KASTEEL VAN SINT JORIS.
LISSABON.
CASTELO DE SÃO JORGE.

Het kasteel van Sint Joris, liggend op de hoogste heuvel in de stad Lissabon, is een van de bekendste kastelen van de stad en kijkt uit over de rivier de Taag en de oude stad.
Archeologisch onderzoek van de heuveltop heeft uitgewezen dat hier al mensen woonden in de 6e eeuw voor Christus. De heuvel werd gebruikt door lokale stammen zoals; de Kelten en Iberiërs, maar later ook door de Feniciërs, Grieken en Chartagen. Ook de Romeinen, Suevians, Visigoten en de Moren lieten hier hun sporen na.
Tijdens de Reconquista (herovering) werd het kasteel en de stad Lissabon, in 1147, heroverd op de Moren die het kasteel grotendeels gebouwd hebben. Dit gebeurde gedurende de 2e Kruistocht, door koning Alfonso Heriques met hulp van de Noord-Europese kruisvaarders.

Het kasteel stelde Lissabon in staat zich te beschermen tegen de Moren in de 12e eeuw. In 1255 werd Lissabon de hoofdstad van het koninkrijk en werd het kasteel omgebouwd tot een paleis, het zogenaamde Alcáçova. In 1300 liet koning Dinis I het renoveren.
In 1373 werd het kasteel een deel van de vestingmuur, welke koning Ferdinand I liet bouwen ter vervanging van de oude Moorse muren. Dit lukte binnen twee jaar tijd. De muur had een lengte van 5,4 kilometer en telde 77 wachttorens. Het kasteel en de stad wist zodoende het Castilliaanse leger af te slaan in de strijd van 1373 en 1384. Er zijn slechts enkele stukken van de muur bewaard gebleven.

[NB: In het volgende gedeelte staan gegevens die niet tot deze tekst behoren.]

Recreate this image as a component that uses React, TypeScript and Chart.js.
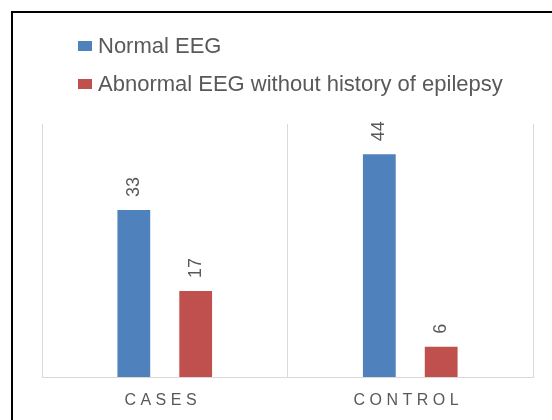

Pas in de 14e eeuw werd het kasteel gewijd aan Sint Joris, door koning João I die getrouwd was met de Engelse prinses Philippa van Lancaster. Van de 14e tot de 16e eeuw werden in de torens het koninklijk archief opgeborgen.
Als koninklijk paleis was het kasteel het middelpunt van belangstelling voor de receptie voor Vasco da Gama bij zijn terugkeer uit India. Koning Manuel ontving hem hier in 1798 als een nationale held.